Sibos 2016: rethinking systems for a real time world
Open application programming interface (API) banking and immediate payments are a perfect storm for new banking, according to FIS. Established payment systems do not work in the way most consumers and businesses expect in a digital, mobile, real time world.
Consumers expect instant gratification; digital money should act more like physical cash in terms of speed and ease than a funds transfer. Banks will have to rethink their roles in order to serve their customers in this environment, bearing in mind that customer loyalty is a thing of the past; if banks do not develop the services customers want, those customers will go elsewhere.
During yesterday’s Open Theatre session, Flavours of fast – Immediate payments & open API banking: The perfect storm, FIS explained how banks might approach an ‘always on’ payments environment. “In an open API environment, customer expectations will be quite different,” said Warren Gardiner, vice-president strategy, enterprise payments at FIS. “Banks used to talk about 99.95 per cent availability; now it is 99.999 per cent. But in a 24-hour world, even that won’t be enough.”

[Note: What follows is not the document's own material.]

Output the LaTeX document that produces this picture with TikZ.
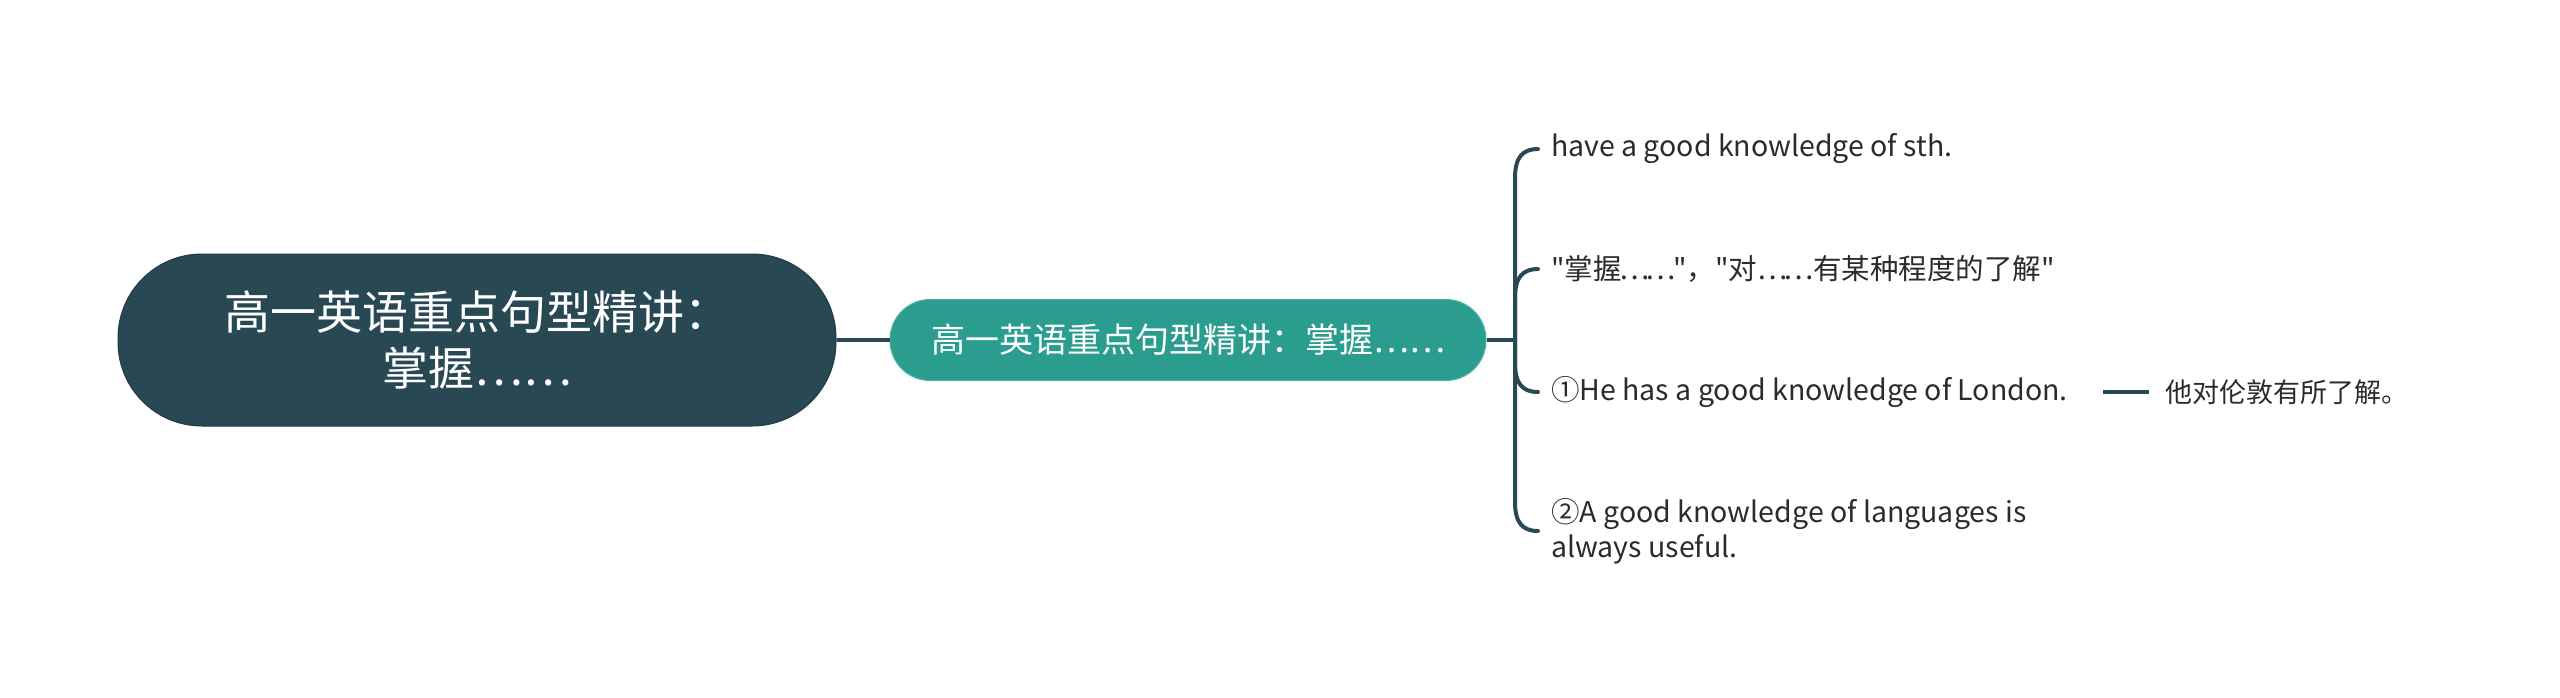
\documentclass[tikz,border=0pt]{standalone}
\usepackage{fontspec}
\setmainfont{Noto Sans CJK SC}[Ligatures=TeXOff]
\definecolor{darkslate}{HTML}{284854}
\definecolor{tealnode}{HTML}{2A9D8F}
\definecolor{txt}{HTML}{2B2B2B}
\tikzset{
  rootbox/.style={fill=darkslate, draw=darkslate!80!black, line width=1pt, rounded corners=84pt,
    minimum width=718pt, minimum height=172pt, text=white, align=center,
    font=\fontsize{46}{56}\selectfont, inner sep=0pt},
  subbox/.style={fill=tealnode, draw=tealnode!80!white, line width=1pt, rounded corners=40pt,
    minimum width=596pt, minimum height=81pt, text=white,
    font=\fontsize{34}{40}\selectfont, inner sep=0pt},
  leaf/.style={anchor=west, inner sep=0pt, text=txt, align=left,
    font=\fontsize{28.5}{35}\selectfont},
  conn/.style={draw=darkslate, line width=4pt},
  branch/.style={draw=darkslate, line width=4pt, line cap=round},
}
\begin{document}
\begin{tikzpicture}[x=1pt,y=-1pt]
\useasboundingbox (0,0) rectangle (2560,697);
\node[rootbox] (root) at (477,340) {高一英语重点句型精讲：\\掌握……};
\node[subbox] (sub) at (1188,340) {高一英语重点句型精讲：掌握……};
\coordinate (J) at (1515,340);
\node[leaf] (c1) at (1551,149) {have a good knowledge of sth.};
\node[leaf] (c2) at (1551,269) {"掌握{\kern-2pt}…{\kern-4pt}…"，"对…{\kern-4pt}…有某种程度的了解"};
\node[leaf] (c3) at (1551,392) {①He has a good knowledge of London.};
\node[leaf] (c4) at (1551,531) {②A good knowledge of languages is\\always useful.};
\node[leaf, font=\fontsize{27}{34}\selectfont] (d3) at (2165,392) {他对伦敦有所了解。};
\coordinate (e1) at (1538,149);
\coordinate (e2) at (1538,269);
\coordinate (e3) at (1538,392);
\coordinate (e4) at (1538,531);
\coordinate (l3a) at (2103,392);
\coordinate (l3b) at (2149,392);
\draw[conn] (root.east) -- (sub.west);
\draw[conn] (sub.east) -- (J);
\draw[branch] (J) -- (1515,178) .. controls (1515,158) and (1522,149) .. (e1);
\draw[branch] (J) -- (1515,298) .. controls (1515,278) and (1522,269) .. (e2);
\draw[branch] (J) -- (1515,363) .. controls (1515,383) and (1522,392) .. (e3);
\draw[branch] (J) -- (1515,502) .. controls (1515,522) and (1522,531) .. (e4);
\draw[conn] (l3a) -- (l3b);
\end{tikzpicture}
\end{document}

What does this mean for banks’ infrastructures? Banks can approach this from a legacy point of view or can use the changing requirements as a reason to reassess systems. Real time payments will mean a significant increase in hits on banks systems and every transaction that comes in must be validated, requiring other systems to be interrogated. One bank FIS was advising calculated that migration from batch to real-time payments processing could require tens of millions of dollars extra to be spent on support of those payments.
“Banks need to think about how they can deploy systems that will allow them not to have to spend that sort of money and also to take the load off systems,” he said.
Richard Chapman, vice-president and functional head of reconciliations at FIS, said in searching online about the benefits of faster payments and API banking one group was conspicuous by its absence: banks. “We have heard a lot at Sibos about how banks have to adapt to the new world and create new revenue streams for their business,” he said.
There was an underlying theme to the Sibos hot topics of blockchain, open APIs and faster payments, he said, and that was the transfer of data into and out of a bank. “The services banks deliver in the future will all be around data. To do that, you need to have confidence in your data.”
In a real time payments world, banks need platforms that will enable them to validate, enrich, collate and report on data in a focused manner. “Faster payments delivers the capability to provide supplementary data and open APIs enable banks to collect information more seamlessly. Combining these innovations on a powerful framework based on new technologies such as machine learning, will enable banks to deliver new solutions.”
These solutions will form the basis of new revenue-generating streams. Chapman mentioned a few, such as the concept of delivering payments messages with invoicing details and collecting information from other banks in order to aggregate it and provide a holistic service to customers so they know their positions across all of their banks. “Banks can create efficiencies for customers using the same data that is collected, validated and enriched on the same platform.”
FIS reminded delegates that in the instant world, you need to provide context in order to drive revenues, reduce costs and increase efficiency. Faster payments without data or context is just less slow payments; open APIs without context or data is confusion.
Andy Schmidt, senior analyst at CEB Towergroup, reminded the audience that customer loyalty among corporates is a thing of the past. The share of the corporate wallet is being spread across many more banks. While relationships remain important to corporates, being able to deliver innovative products and services to meet their needs – and that will evolve with them – also matters.